The Scottish charity regulator marks first ten years with new monitoring regime

Young people in business meeting
By Christine Scott, Assistant Director, Charities and Pensions

3 May 2016

The Scottish charity regulator, OSCR, has reached a significant milestone: it’s now ten years since it acquired its statutory powers.

OSCR’s experience as a regulator and improvements in financial reporting have contributed to the development of a new, more targeted, regulatory approach from 1 April 2016.

OSCR’s presence turned a spotlight on the quality of trustees’ annual reports and accounts driving up levels of compliance with Scottish charity law requirements.

ICAS members have made a significant contribution to these improved standards in their roles as charity trustees, as senior members of charity finance teams and as advisors. However, while the following stats are positive there remains room for improvement.

In 2007, OSCR reports that only 20.4% of charities with an income of under £25,000 and 66.2% of charities with an income over £25,000 met the legal requirements for the preparation of annual reports and accounts.  By 2015, the figures reached 78% and 83% respectively.

OSCR will now publish the annual reports and accounts of all but the smallest charities on its website.  This has potential to increase the level of public scrutiny of the sector and should act as an impetus towards even greater levels of compliance.

The new regulatory approach is underpinned by ‘The Targeted Regulation Framework of the Scottish Charities Regulator’ (‘The risk framework’).

Other developments include:

  • a new annual return form;
  • the commencement of a notifiable events reporting regime; and
  • the publication of the annual reports and accounts for certain charities on the OSCR website.

The risk framework

Targeted regulation is about OSCR prioritising its regulatory activities towards those it believes will support public confidence in the charity sector.

OSCR has identified two key themes or ‘clusters of issues’ in support of this objective:

  • the protection of beneficiaries and charitable assets; and
  • the protection and integrity of charitable status.

OSCR says the following about the framework in practice:

“The framework will be used as a tool to ensure that both our proactive and reactive activities are influenced and prioritised.  It will help us to introduce a consistent approach across our organisation and help us to detect and deal with problems in a more focused way.”

Annual return form

The new annual return form must be completed by charities filing from 1 April 2016 onwards.

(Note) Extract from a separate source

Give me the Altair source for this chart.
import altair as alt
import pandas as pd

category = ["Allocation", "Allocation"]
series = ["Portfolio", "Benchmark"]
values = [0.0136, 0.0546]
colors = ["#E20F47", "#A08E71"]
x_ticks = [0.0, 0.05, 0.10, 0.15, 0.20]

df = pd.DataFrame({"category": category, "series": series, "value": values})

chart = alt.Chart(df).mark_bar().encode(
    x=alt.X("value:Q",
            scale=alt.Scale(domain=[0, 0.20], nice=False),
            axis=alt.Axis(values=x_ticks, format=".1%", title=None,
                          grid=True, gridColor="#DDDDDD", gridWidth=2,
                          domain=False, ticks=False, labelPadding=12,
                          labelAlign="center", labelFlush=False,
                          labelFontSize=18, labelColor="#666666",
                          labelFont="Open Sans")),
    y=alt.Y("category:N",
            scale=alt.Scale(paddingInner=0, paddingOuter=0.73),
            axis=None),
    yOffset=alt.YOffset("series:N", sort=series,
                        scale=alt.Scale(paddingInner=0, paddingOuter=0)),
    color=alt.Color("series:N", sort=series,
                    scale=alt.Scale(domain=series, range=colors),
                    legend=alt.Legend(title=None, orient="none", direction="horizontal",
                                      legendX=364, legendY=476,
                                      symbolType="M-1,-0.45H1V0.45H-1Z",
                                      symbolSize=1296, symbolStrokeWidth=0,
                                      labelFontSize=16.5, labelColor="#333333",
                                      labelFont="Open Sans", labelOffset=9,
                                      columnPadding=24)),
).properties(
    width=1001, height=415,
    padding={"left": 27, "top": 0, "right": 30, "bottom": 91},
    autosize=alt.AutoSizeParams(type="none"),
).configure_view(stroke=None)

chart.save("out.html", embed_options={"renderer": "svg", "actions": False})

There are a number of new questions which reflect the more targeted approach articulated in the risk framework.

Most charities will have to answer no more questions than before, with many having to answer fewer questions.

Notifiable events reporting regime

OSCR is asking charity trustees to report details of events which have happened or are happening at their own charity which have a significant impact on the charity or its assets and beneficiaries.  OSCR has prepared guidance to assist charity trustees determine which events are significant in the context of the charity.  OSCR does not envisage becoming involved with every charity submitting a report. Instead, OSCR will consider each report received and will only contact the charity trustees if it believes additional support is required.

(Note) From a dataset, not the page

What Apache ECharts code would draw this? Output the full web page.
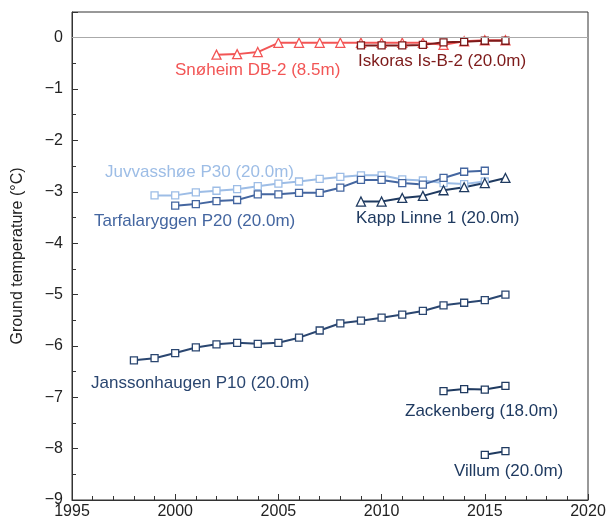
<!DOCTYPE html>
<html>
<head>
<meta charset="utf-8">
<script src="https://cdn.jsdelivr.net/npm/echarts@6/dist/echarts.min.js"></script>
<style>
html, body { margin: 0; padding: 0; background: #fff; }
#main { width: 609px; height: 525px; }
</style>
</head>
<body>
<div id="main"></div>
<script>
// years per station
const snoheimYears = [2002, 2003, 2004, 2005, 2006, 2007, 2008, 2009, 2010, 2011, 2012, 2013, 2014, 2015, 2016]
const snoheimTemp = [-0.33, -0.32, -0.28, -0.1, -0.1, -0.1, -0.1, -0.1, -0.1, -0.1, -0.1, -0.14, -0.07, -0.05, -0.05]

const iskorasYears = [2009, 2010, 2011, 2012, 2013, 2014, 2015, 2016]
const iskorasTemp = [-0.15, -0.15, -0.15, -0.14, -0.09, -0.08, -0.06, -0.06]

const juvvYears = [1999, 2000, 2001, 2002, 2003, 2004, 2005, 2006, 2007, 2008, 2009, 2010, 2011, 2012, 2013, 2014, 2015]
const juvvTemp = [-3.07, -3.07, -3.01, -2.98, -2.95, -2.89, -2.84, -2.8, -2.75, -2.71, -2.68, -2.68, -2.76, -2.78, -2.83, -2.85, -2.8]

const tarfYears = [2000, 2001, 2002, 2003, 2004, 2005, 2006, 2007, 2008, 2009, 2010, 2011, 2012, 2013, 2014, 2015]
const tarfTemp = [-3.27, -3.24, -3.18, -3.16, -3.05, -3.05, -3.02, -3.02, -2.92, -2.77, -2.77, -2.83, -2.86, -2.73, -2.61, -2.59]

const kappYears = [2009, 2010, 2011, 2012, 2013, 2014, 2015, 2016]
const kappTemp = [-3.19, -3.19, -3.12, -3.08, -2.97, -2.91, -2.83, -2.73]

const janssYears = [1998, 1999, 2000, 2001, 2002, 2003, 2004, 2005, 2006, 2007, 2008, 2009, 2010, 2011, 2012, 2013, 2014, 2015, 2016]
const janssTemp = [-6.28, -6.24, -6.14, -6.03, -5.97, -5.94, -5.96, -5.94, -5.84, -5.7, -5.56, -5.51, -5.45, -5.39, -5.32, -5.21, -5.16, -5.11, -5.0]

const zackYears = [2013, 2014, 2015, 2016]
const zackTemp = [-6.88, -6.84, -6.85, -6.78]

const villumYears = [2015, 2016]
const villumTemp = [-8.12, -8.05]

const pair = (xs, ys) => xs.map((x, i) => [x, ys[i]])

let myChart = echarts.init(document.getElementById('main'))

const font = '"Liberation Sans", Arial, sans-serif'

function station(name, xs, ys, color, symbol) {
    return {
        name: name,
        type: 'line',
        data: pair(xs, ys),
        symbol: symbol,
        symbolSize: symbol === 'triangle' ? 9 : 7,
        lineStyle: { color: color, width: 2 },
        itemStyle: { color: '#fff', borderColor: color, borderWidth: 1.3 },
        emphasis: { disabled: true },
        animation: false
    }
}

function label(text, x, y, color) {
    return {
        type: 'text',
        x: x,
        y: y,
        style: {
            text: text,
            fill: color,
            font: '17px ' + font,
            textVerticalAlign: 'middle'
        }
    }
}

let option = {
    grid: {
        left: 72,
        right: 21,
        top: 12,
        bottom: 25,
        show: true,
        borderColor: '#333',
        borderWidth: 1
    },
    xAxis: {
        type: 'value',
        min: 1995,
        max: 2020,
        interval: 5,
        axisLine: { onZero: false, lineStyle: { color: '#333' } },
        axisTick: { inside: true, length: 6, lineStyle: { color: '#333' } },
        minorTick: { show: true, splitNumber: 5, length: 4, lineStyle: { color: '#333' } },
        splitLine: { show: false },
        axisLabel: {
            color: '#222', fontSize: 16, fontFamily: font, margin: 4,
            formatter: v => String(v)
        }
    },
    yAxis: {
        type: 'value',
        min: -9,
        max: 0.5,
        interval: 1,
        name: 'Ground temperature (°C)',
        nameLocation: 'middle',
        nameGap: 46,
        nameTextStyle: { color: '#222', fontSize: 16, fontFamily: font },
        axisLine: { show: true, lineStyle: { color: '#333' } },
        axisTick: { inside: true, length: 6, lineStyle: { color: '#333' } },
        minorTick: { show: true, splitNumber: 2, length: 4, lineStyle: { color: '#333' } },
        splitLine: { show: false },
        axisLabel: {
            color: '#222', fontSize: 16, fontFamily: font, margin: 9,
            formatter: v => Number.isInteger(v) ? String(v).replace('-', '\u2212') : ''
        }
    },
    series: [
        {
            type: 'line',
            data: [],
            markLine: {
                silent: true,
                symbol: 'none',
                label: { show: false },
                lineStyle: { color: '#aaa', width: 1, type: 'solid' },
                data: [{ yAxis: 0 }]
            }
        },
        station('Snøheim DB-2', snoheimYears, snoheimTemp, '#f25555', 'triangle'),
        station('Iskoras Is-B-2', iskorasYears, iskorasTemp, '#7d1a1a', 'rect'),
        station('Juvvasshøe P30', juvvYears, juvvTemp, '#9dbde6', 'rect'),
        station('Tarfalaryggen P20', tarfYears, tarfTemp, '#4466a0', 'rect'),
        station('Kapp Linne 1', kappYears, kappTemp, '#1f3a60', 'triangle'),
        station('Janssonhaugen P10', janssYears, janssTemp, '#2a4670', 'rect'),
        station('Zackenberg', zackYears, zackTemp, '#1f3a60', 'rect'),
        station('Villum', villumYears, villumTemp, '#1f3a60', 'rect')
    ],
    graphic: [
        label('Snøheim DB-2 (8.5m)', 175, 70, '#f25555'),
        label('Iskoras Is-B-2 (20.0m)', 358, 61, '#7d1a1a'),
        label('Juvvasshøe P30 (20.0m)', 105, 172, '#9dbde6'),
        label('Tarfalaryggen P20 (20.0m)', 94, 221, '#4466a0'),
        label('Kapp Linne 1 (20.0m)', 356, 218, '#1f3a60'),
        label('Janssonhaugen P10 (20.0m)', 91, 383, '#2a4670'),
        label('Zackenberg (18.0m)', 405, 411, '#1f3a60'),
        label('Villum (20.0m)', 454, 471, '#1f3a60')
    ]
}

myChart.setOption(option)
</script>
</body>
</html>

However, there is no legal requirement for charity trustees to comply with the notifiable events reporting regime.  This regime is also entirely separate from the whistleblowing provisions in the 2005 Act which apply to independent examiners and auditors.

Any charity registered with OSCR which is also registered with the Charity Commission for England and Wales or the Scottish Housing Regulator should not report any notifiable events separately to OSCR as information sharing arrangements are in place under Memoranda of Understanding.

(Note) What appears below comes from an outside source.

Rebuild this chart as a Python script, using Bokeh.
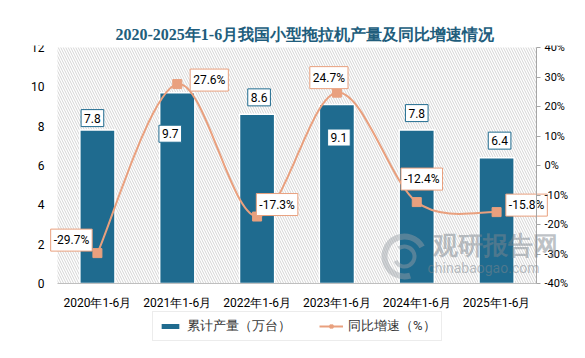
from bokeh.plotting import figure
from bokeh.models import (Range1d, LinearAxis, FixedTicker, ColumnDataSource, BoxAnnotation,
                          Legend, LegendItem, Label)
from bokeh.core.properties import value
from bokeh.embed import file_html
from bokeh.resources import INLINE

# ---------------- data ----------------
categories = ["2020年1-6月", "2021年1-6月", "2022年1-6月", "2023年1-6月", "2024年1-6月", "2025年1-6月"]
output_wan = [7.8, 9.7, 8.6, 9.1, 7.8, 6.4]          # 累计产量（万台）
growth_pct = [-29.7, 27.6, -17.3, 24.7, -12.4, -15.8]  # 同比增速（%）
left_ticks = [0, 2, 4, 6, 8, 10, 12]
right_ticks = [-40, -30, -20, -10, 0, 10, 20, 30, 40]
title_text = "2020-2025年1-6月我国小型拖拉机产量及同比增速情况"
bar_name = "累计产量（万台）"
line_name = "同比增速（%）"

# ---------------- layout / styles ----------------
W, H = 569, 342
PLOT_L, PLOT_R, PLOT_T, PLOT_B = 57, 536, 47, 283     # hatched plot area (px)
FRAME_T = 45
BAR = "#1f6b8f"
LINE = "#e9a07e"
FONT = "Roboto"
bar_label_off = [(-5, -12), (-7, 41), (2, -17), (2, 33), (0, -17), (3, -17)]
line_label_off = [(-26, -13), (32, -4), (20, -12), (-8, -15), (5, -23), (30, -7)]

idx = list(range(len(categories)))
ncat = len(categories)
LMAX, PMIN, PMAX = left_ticks[-1], right_ticks[0], right_ticks[-1]

ux = (PLOT_R - PLOT_L) / ncat
uy = (PLOT_B - PLOT_T) / LMAX
up = (PLOT_B - PLOT_T) / (PMAX - PMIN)
x_rng = Range1d(-0.5 - PLOT_L / ux, ncat - 0.5 + (W - PLOT_R) / ux)
y_rng = Range1d(-(H - PLOT_B) / uy, LMAX + (PLOT_T - FRAME_T) / uy)
p_rng = Range1d(PMIN - (H - PLOT_B) / up, PMAX + (PLOT_T - FRAME_T) / up)

p = figure(width=W, height=H, output_backend="svg", toolbar_location=None,
           x_range=x_rng, y_range=y_rng, x_axis_location=None, y_axis_location=None,
           min_border_left=0, min_border_right=0, min_border_top=FRAME_T, min_border_bottom=0)
p.border_fill_color = "white"
p.background_fill_color = "white"
p.outline_line_color = None
p.grid.visible = False
p.extra_y_ranges = {"pct": p_rng}

# hatched plot area
p.add_layout(BoxAnnotation(left=-0.5, right=ncat - 0.5, bottom=0, top=LMAX,
                           fill_color="white", fill_alpha=1.0, line_alpha=0,
                           hatch_pattern="left_diagonal_line", hatch_color="#d4d4d4",
                           hatch_scale=5, hatch_weight=1, level="underlay"))

# title
p.title.text = title_text
p.title.align = "left"
p.title.offset = 115
p.title.text_font = "serif"
p.title.text_font_size = "16px"
p.title.text_font_style = "bold"
p.title.text_color = "#215d7c"
p.title.standoff = 6

# axes (real bokeh axes, pinned to the plot-area edges)
xa = LinearAxis(ticker=FixedTicker(ticks=idx), fixed_location=0, bounds=(-0.5, ncat - 0.5))
xa.major_label_overrides = {i: c for i, c in zip(idx, categories)}
xa.major_tick_line_color = None
xa.major_tick_out = 0
xa.major_tick_in = 0
xa.minor_tick_line_color = None
xa.minor_tick_out = 0
xa.axis_line_color = "#bfbfbf"
xa.major_label_text_font = FONT
xa.major_label_text_font_size = "12px"
xa.major_label_text_color = "#000000"
xa.major_label_standoff = 12
p.add_layout(xa, "below")

ya = LinearAxis(ticker=FixedTicker(ticks=left_ticks), fixed_location=-0.5, bounds=(0, LMAX))
ya.axis_line_color = None
ya.major_tick_line_color = None
ya.major_tick_out = 0
ya.minor_tick_line_color = None
ya.minor_tick_out = 0
ya.major_label_text_font = FONT
ya.major_label_text_font_size = "12px"
ya.major_label_text_color = "#000000"
ya.major_label_standoff = 13
p.add_layout(ya, "left")

ra = LinearAxis(y_range_name="pct", ticker=FixedTicker(ticks=right_ticks),
                fixed_location=ncat - 0.5, bounds=(PMIN, PMAX))
ra.major_label_overrides = {t: f"{t}%" for t in right_ticks}
ra.axis_line_color = "#a6a6a6"
ra.major_tick_line_color = "#a6a6a6"
ra.major_tick_in = 0
ra.major_tick_out = 4
ra.minor_tick_line_color = None
ra.minor_tick_out = 0
ra.major_label_text_font = FONT
ra.major_label_text_font_size = "11px"
ra.major_label_text_color = "#000000"
ra.major_label_standoff = 4
p.add_layout(ra, "right")

# bars
bars = p.vbar(x=idx, top=output_wan, width=0.44, fill_color=BAR, line_color="white", line_width=1.5)

# watermark (decorative)
LOGO_X, LOGO_Y = -0.5 + (404 - PLOT_L) / ux, LMAX - (256 - PLOT_T) / uy
p.arc(x=[LOGO_X], y=[LOGO_Y], radius=20, radius_units="screen", start_angle=0.5, end_angle=5.0,
      line_color="#9aa0a6", line_alpha=0.45, line_width=6)
p.arc(x=[LOGO_X], y=[LOGO_Y], radius=10, radius_units="screen", start_angle=3.6, end_angle=2.2,
      line_color="#9aa0a6", line_alpha=0.45, line_width=4)
p.add_layout(Label(x=432, y=H - 245, x_units="screen", y_units="screen", text="观研报告网",
                   text_font=FONT, text_font_size="25px", text_font_style="bold",
                   text_color="#7d868e", text_alpha=0.5, text_baseline="middle"))
p.add_layout(Label(x=427, y=H - 267, x_units="screen", y_units="screen", text="chinabaogao.com",
                   text_font=FONT, text_font_size="14px", text_color="#7d868e", text_alpha=0.5,
                   text_baseline="middle"))

# smooth line (Catmull-Rom via cubic beziers, computed from the data points)
n = len(idx)
x0, y0, x1, y1, cx0, cy0, cx1, cy1 = [], [], [], [], [], [], [], []
for i in range(n - 1):
    a = i - 1 if i > 0 else i
    d = i + 2 if i + 2 < n else i + 1
    x0.append(idx[i]); y0.append(growth_pct[i])
    x1.append(idx[i + 1]); y1.append(growth_pct[i + 1])
    cx0.append(idx[i] + (idx[i + 1] - idx[a]) / 6); cy0.append(growth_pct[i] + (growth_pct[i + 1] - growth_pct[a]) / 6)
    cx1.append(idx[i + 1] - (idx[d] - idx[i]) / 6); cy1.append(growth_pct[i + 1] - (growth_pct[d] - growth_pct[i]) / 6)
curve = p.bezier(x0=x0, y0=y0, x1=x1, y1=y1, cx0=cx0, cy0=cy0, cx1=cx1, cy1=cy1,
                 line_color=LINE, line_width=2, y_range_name="pct")
marks = p.scatter(x=idx, y=growth_pct, marker="square", size=9, fill_color=LINE,
                  line_color=LINE, y_range_name="pct")

# data labels (boxed text)
bsrc = ColumnDataSource(dict(x=idx, y=output_wan, t=[f"{v:.1f}" for v in output_wan],
                             dx=[o[0] for o in bar_label_off], dy=[o[1] for o in bar_label_off]))
p.text(x="x", y="y", text="t", x_offset="dx", y_offset="dy", source=bsrc,
       text_align="center", text_baseline="middle", text_font=value(FONT), text_font_size="12px",
       text_color="#000000", background_fill_color="white", border_line_color=BAR,
       border_line_width=1, padding=(3, 4))
lsrc = ColumnDataSource(dict(x=idx, y=growth_pct, t=[f"{v:.1f}%" for v in growth_pct],
                             dx=[o[0] for o in line_label_off], dy=[o[1] for o in line_label_off]))
p.text(x="x", y="y", text="t", x_offset="dx", y_offset="dy", source=lsrc, y_range_name="pct",
       text_align="center", text_baseline="middle", text_font=value(FONT), text_font_size="12px",
       text_color="#000000", background_fill_color="white", border_line_color=LINE,
       border_line_width=1, padding=(3, 4))

# legend
legend = Legend(items=[LegendItem(label=bar_name, renderers=[bars]),
                       LegendItem(label=line_name, renderers=[curve, marks])],
                orientation="horizontal", location=(152, 1), margin=0, padding=5,
                spacing=28, glyph_width=24, glyph_height=8, label_standoff=5,
                label_text_font=FONT, label_text_font_size="13px", label_text_color="#333333",
                border_line_color="#d9d9d9", border_line_width=1, background_fill_color="white")
p.add_layout(legend)

open("out.html", "w").write(file_html(p, INLINE))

Publication of annual reports and accounts

At first, OSCR will publish, on its website, the annual reports and accounts of charities with an income of £25,000 and over, and of all Scottish Charitable Incorporated Organisations: personal and sensitive information will be redacted before publication.

Alternatively, if a charity publishes its annual report and accounts on its website, the charity can share the hyperlink on the Annual Return form and OSCR will publish the hyperlink on the Scottish Charity Register.